Tuesday, March 29, 2016

Fruit salad estimation

As part of a scrum training, I ran a great activity today, (in France)
(And I just ran it again - 6 monhs later in Thailand)

(I am writing very lean, so I won't forget, expect updates soon...)
(But will try to intertwine my fresh experience...)

Preparation:
To learn estimates, I have prepared cards with names of about 50 fruits, some exotic, some (like tomatoes) non-fitting a fruit-salad (or maybe yes?), some non-fruits (mint, ginger), etc.
- Since We have people from Thailand and India, I've put Thai-specific and Indian-specific fruits.so people can bring different knowledge to the team)

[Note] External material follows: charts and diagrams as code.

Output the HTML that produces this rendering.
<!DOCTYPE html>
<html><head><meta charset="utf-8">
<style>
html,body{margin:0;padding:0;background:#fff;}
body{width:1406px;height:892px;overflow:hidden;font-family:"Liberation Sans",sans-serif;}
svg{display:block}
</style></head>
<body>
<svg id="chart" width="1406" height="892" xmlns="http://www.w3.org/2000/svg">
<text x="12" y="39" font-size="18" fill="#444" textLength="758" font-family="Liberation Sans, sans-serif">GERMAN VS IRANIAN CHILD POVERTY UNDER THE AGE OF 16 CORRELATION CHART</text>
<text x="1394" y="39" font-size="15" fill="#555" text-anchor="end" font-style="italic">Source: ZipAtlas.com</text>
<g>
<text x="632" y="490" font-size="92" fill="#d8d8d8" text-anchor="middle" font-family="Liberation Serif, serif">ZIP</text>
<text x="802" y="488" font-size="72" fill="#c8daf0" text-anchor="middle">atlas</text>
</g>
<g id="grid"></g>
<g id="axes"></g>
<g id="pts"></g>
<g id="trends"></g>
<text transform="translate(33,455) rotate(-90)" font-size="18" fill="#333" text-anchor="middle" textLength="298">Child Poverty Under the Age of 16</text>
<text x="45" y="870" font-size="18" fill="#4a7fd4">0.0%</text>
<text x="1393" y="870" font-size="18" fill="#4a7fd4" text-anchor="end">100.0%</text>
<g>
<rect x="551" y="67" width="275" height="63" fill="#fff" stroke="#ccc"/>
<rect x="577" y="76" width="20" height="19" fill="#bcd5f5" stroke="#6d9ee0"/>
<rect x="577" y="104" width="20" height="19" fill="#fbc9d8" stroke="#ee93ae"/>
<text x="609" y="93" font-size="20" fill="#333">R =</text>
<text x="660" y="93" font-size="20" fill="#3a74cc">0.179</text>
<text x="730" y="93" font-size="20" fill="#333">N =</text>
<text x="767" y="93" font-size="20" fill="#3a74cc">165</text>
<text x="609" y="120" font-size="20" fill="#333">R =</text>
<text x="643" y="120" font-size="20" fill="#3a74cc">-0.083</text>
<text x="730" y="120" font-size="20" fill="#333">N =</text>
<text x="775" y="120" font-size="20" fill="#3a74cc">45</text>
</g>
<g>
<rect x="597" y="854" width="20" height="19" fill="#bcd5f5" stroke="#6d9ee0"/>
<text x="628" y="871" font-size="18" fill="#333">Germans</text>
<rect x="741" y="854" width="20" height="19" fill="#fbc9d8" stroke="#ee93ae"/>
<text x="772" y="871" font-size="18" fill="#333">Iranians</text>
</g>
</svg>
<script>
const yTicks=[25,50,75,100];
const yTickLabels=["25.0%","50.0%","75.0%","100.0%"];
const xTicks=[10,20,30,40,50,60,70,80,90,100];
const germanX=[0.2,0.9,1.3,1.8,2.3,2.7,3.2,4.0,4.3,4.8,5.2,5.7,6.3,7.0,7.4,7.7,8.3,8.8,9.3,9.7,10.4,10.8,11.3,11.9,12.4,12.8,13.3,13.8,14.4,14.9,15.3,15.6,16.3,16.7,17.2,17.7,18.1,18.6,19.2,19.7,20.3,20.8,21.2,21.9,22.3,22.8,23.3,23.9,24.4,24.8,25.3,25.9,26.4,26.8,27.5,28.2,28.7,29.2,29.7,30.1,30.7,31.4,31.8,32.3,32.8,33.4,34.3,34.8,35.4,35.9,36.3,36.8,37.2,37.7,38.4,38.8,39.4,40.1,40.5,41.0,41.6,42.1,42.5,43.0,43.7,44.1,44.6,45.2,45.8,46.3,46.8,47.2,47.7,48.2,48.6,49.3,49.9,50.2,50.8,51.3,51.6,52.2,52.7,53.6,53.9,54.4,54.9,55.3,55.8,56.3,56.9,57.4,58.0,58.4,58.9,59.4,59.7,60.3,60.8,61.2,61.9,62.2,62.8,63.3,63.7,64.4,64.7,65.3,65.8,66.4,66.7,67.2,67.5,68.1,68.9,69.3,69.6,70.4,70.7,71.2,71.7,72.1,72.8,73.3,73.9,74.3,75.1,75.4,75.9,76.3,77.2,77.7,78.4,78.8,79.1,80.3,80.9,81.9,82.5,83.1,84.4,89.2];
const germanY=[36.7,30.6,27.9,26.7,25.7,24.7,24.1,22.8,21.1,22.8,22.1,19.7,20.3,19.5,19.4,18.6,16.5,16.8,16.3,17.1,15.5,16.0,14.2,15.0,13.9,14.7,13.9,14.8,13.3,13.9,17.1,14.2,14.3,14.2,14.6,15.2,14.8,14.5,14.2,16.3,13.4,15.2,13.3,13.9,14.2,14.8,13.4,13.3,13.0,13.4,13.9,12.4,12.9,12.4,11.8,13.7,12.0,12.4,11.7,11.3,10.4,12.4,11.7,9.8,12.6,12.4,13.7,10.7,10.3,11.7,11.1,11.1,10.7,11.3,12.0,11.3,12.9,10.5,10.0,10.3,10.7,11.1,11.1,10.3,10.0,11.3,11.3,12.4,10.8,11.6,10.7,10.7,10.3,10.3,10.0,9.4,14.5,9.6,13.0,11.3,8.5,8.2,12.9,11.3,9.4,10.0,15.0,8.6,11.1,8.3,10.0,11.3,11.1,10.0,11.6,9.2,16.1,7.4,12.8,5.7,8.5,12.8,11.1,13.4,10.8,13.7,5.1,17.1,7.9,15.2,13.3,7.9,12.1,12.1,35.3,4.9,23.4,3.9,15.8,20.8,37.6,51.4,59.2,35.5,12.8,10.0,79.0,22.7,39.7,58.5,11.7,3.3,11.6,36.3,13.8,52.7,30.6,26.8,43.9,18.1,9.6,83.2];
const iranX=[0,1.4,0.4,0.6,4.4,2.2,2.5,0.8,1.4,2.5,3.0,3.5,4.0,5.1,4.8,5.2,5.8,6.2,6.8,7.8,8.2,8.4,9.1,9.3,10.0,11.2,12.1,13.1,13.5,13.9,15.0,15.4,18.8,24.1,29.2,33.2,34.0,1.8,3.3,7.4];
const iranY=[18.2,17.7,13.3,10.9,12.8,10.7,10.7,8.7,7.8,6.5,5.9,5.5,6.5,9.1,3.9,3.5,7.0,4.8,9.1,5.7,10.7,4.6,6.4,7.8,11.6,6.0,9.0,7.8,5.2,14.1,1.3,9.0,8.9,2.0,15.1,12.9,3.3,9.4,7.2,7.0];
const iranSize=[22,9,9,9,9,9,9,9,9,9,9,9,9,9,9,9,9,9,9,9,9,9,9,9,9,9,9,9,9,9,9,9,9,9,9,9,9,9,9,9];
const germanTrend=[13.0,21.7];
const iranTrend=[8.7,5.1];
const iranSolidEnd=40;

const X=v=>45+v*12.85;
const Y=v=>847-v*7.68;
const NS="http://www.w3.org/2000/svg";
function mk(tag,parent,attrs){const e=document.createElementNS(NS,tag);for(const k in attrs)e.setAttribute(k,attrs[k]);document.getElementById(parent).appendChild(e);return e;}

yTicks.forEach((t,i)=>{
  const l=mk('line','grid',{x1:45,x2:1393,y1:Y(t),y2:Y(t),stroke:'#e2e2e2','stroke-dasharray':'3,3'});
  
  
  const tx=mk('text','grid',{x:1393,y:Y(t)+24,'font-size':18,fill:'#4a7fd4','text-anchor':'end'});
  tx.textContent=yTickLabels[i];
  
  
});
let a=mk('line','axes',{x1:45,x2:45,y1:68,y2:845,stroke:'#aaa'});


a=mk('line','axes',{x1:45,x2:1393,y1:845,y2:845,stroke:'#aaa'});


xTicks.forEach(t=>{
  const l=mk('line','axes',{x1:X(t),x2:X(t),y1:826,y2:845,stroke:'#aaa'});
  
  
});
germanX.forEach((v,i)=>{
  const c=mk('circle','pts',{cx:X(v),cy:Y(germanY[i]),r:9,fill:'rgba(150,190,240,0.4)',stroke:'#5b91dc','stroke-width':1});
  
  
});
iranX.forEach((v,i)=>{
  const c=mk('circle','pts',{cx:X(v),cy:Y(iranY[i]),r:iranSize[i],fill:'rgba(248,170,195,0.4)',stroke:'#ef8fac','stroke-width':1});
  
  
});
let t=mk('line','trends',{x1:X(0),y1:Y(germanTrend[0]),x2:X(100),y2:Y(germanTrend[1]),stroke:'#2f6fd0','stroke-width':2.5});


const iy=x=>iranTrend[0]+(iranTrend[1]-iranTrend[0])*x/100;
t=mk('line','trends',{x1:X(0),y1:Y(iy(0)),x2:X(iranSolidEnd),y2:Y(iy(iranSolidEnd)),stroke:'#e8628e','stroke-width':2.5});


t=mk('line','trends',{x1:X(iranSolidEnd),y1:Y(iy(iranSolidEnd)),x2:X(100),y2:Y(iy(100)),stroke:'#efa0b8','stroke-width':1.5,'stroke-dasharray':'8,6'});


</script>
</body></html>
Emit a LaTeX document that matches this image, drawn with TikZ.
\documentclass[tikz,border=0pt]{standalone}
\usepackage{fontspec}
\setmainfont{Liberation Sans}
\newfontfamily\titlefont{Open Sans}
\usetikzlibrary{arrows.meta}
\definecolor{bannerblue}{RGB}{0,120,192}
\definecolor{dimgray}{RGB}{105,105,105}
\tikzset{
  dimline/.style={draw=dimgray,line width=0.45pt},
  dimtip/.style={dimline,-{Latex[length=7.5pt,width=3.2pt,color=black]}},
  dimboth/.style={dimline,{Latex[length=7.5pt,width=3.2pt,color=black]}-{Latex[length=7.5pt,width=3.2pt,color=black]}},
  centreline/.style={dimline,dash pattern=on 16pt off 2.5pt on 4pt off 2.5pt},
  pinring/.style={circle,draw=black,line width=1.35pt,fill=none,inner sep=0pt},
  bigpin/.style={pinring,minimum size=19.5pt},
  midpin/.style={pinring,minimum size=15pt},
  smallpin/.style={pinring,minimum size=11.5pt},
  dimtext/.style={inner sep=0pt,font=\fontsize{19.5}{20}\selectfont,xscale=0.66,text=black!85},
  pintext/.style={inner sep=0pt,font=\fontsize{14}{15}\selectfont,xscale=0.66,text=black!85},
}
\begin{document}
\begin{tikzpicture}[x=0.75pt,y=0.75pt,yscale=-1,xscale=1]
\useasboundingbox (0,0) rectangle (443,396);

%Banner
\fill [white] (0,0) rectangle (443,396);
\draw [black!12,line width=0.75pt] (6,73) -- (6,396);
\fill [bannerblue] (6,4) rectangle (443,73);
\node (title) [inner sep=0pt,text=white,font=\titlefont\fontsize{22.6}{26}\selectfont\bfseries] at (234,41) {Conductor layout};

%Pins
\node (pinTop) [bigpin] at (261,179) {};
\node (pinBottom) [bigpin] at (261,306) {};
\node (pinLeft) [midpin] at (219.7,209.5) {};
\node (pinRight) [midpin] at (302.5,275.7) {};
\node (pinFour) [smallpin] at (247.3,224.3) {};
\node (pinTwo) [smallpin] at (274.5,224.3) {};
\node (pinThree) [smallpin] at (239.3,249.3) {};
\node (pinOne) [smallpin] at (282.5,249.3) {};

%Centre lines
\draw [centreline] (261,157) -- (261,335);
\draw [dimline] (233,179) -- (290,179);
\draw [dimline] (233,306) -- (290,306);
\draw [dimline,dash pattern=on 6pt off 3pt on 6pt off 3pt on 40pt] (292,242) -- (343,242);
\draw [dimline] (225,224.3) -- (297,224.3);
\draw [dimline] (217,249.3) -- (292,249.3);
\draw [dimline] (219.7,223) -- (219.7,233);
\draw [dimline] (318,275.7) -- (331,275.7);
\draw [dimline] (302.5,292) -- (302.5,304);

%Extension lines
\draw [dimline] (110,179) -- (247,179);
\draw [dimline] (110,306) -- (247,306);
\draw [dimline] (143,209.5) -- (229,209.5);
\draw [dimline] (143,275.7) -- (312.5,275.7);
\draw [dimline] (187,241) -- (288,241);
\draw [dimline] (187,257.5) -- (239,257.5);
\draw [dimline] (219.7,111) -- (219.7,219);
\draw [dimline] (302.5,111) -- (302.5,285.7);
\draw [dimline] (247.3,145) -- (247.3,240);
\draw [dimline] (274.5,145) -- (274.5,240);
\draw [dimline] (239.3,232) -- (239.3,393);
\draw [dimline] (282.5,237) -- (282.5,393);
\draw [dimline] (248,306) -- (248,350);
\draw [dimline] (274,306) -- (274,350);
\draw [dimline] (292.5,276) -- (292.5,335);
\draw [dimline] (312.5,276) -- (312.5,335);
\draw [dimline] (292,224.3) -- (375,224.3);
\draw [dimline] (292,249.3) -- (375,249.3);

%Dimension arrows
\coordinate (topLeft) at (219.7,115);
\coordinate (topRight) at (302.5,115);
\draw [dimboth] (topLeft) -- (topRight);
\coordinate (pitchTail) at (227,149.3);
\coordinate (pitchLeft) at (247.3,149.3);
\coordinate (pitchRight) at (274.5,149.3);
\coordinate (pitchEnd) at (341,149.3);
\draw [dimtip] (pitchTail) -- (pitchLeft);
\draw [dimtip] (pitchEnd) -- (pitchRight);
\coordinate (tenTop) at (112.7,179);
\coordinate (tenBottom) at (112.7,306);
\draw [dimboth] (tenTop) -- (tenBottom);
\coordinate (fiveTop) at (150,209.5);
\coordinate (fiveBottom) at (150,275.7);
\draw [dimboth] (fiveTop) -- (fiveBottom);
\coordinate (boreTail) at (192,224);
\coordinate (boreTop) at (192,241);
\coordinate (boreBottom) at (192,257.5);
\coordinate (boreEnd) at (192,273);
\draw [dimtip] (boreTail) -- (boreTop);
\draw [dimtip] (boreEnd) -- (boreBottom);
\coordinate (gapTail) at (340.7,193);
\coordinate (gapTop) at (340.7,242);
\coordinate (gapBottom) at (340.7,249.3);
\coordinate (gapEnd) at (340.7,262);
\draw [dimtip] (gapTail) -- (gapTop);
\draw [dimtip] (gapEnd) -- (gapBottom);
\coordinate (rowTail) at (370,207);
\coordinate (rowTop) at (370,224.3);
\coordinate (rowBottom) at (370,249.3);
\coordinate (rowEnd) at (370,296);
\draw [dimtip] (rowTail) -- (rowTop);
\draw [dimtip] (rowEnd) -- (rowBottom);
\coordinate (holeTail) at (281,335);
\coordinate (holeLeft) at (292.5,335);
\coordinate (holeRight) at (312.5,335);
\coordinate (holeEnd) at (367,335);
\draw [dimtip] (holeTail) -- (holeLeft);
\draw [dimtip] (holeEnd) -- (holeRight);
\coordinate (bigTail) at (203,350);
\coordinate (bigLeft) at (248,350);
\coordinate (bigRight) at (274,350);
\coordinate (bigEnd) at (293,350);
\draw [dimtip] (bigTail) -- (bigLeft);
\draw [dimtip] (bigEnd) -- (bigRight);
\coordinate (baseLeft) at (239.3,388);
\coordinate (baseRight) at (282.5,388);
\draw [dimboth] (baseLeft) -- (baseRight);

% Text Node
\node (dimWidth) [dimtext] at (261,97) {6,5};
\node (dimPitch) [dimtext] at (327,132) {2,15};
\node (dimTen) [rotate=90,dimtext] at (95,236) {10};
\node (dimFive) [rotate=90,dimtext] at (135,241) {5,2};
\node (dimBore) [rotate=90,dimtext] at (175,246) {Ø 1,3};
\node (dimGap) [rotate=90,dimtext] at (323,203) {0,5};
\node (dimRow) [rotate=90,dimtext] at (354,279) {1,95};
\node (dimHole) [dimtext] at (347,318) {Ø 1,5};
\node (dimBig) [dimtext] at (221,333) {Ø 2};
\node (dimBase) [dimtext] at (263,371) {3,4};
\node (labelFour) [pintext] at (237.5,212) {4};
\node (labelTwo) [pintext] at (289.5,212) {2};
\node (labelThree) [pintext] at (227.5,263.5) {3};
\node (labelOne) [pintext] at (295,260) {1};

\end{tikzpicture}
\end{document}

- The participants (15) were split to three teams, and I have split my deck to three as well (randomly).

First task for each team:
- Could you sort the deck you received by value - hence, if this fruit was cut so it can be part of a fruit salad, what would be its value (consider color, taste, texture, exotic-ness, etc),
I dont ask for a value, just for the order
(- You can use a voting mechanism if you want)
 (3 minutes, and 5 in Thailand)

Second task for all the teams:
Merge the three decks into a big one. so I can have a big deck sorted by value.

Hence: now we have an initial backlog!

At the end of this iteration there was about half the deck that was not sorted - since they considered all these are not worth the effort (a tomato, ginger, etc)

Third task for each team:

- Now I split the deck I received to three, keeping the order (if the deck was 123456789....., first team receives 147... second 258.... and third 369...)
- They are asked to estimate the work it takes to cut each fruit in Half-Banana points.
- Hence if cutting a banana is an effort of 2, how much effort is cutting an apple?
(a small retro to see if they leaned something about fruit cutting in this discussion - indeed! a Kiwi is easy to peel with a spoon!)
- Each team gets the estimates of one other team to see if they (more or less) agree.

Fourth task:
- Now that you know the effort, would you like to re-work the order?
We tried several ways to work - the one that worked best is this:
We have put all the card on the table in order, and each team member can switch the order of two cards... BUT IN TOTAL SILENCE
worked like magic!!

Hench we:
- created an ordered backlog
- estimated the most relevant items
- did a backlog grooming.

And tomorrow - to finish off:
I'm buying the fruits they chose and we are having a fruit-salad Scrum project... (shhhh... don't tell anyone - it is a surprise...)

Thanks to Lyssa Adkins for the inspiration!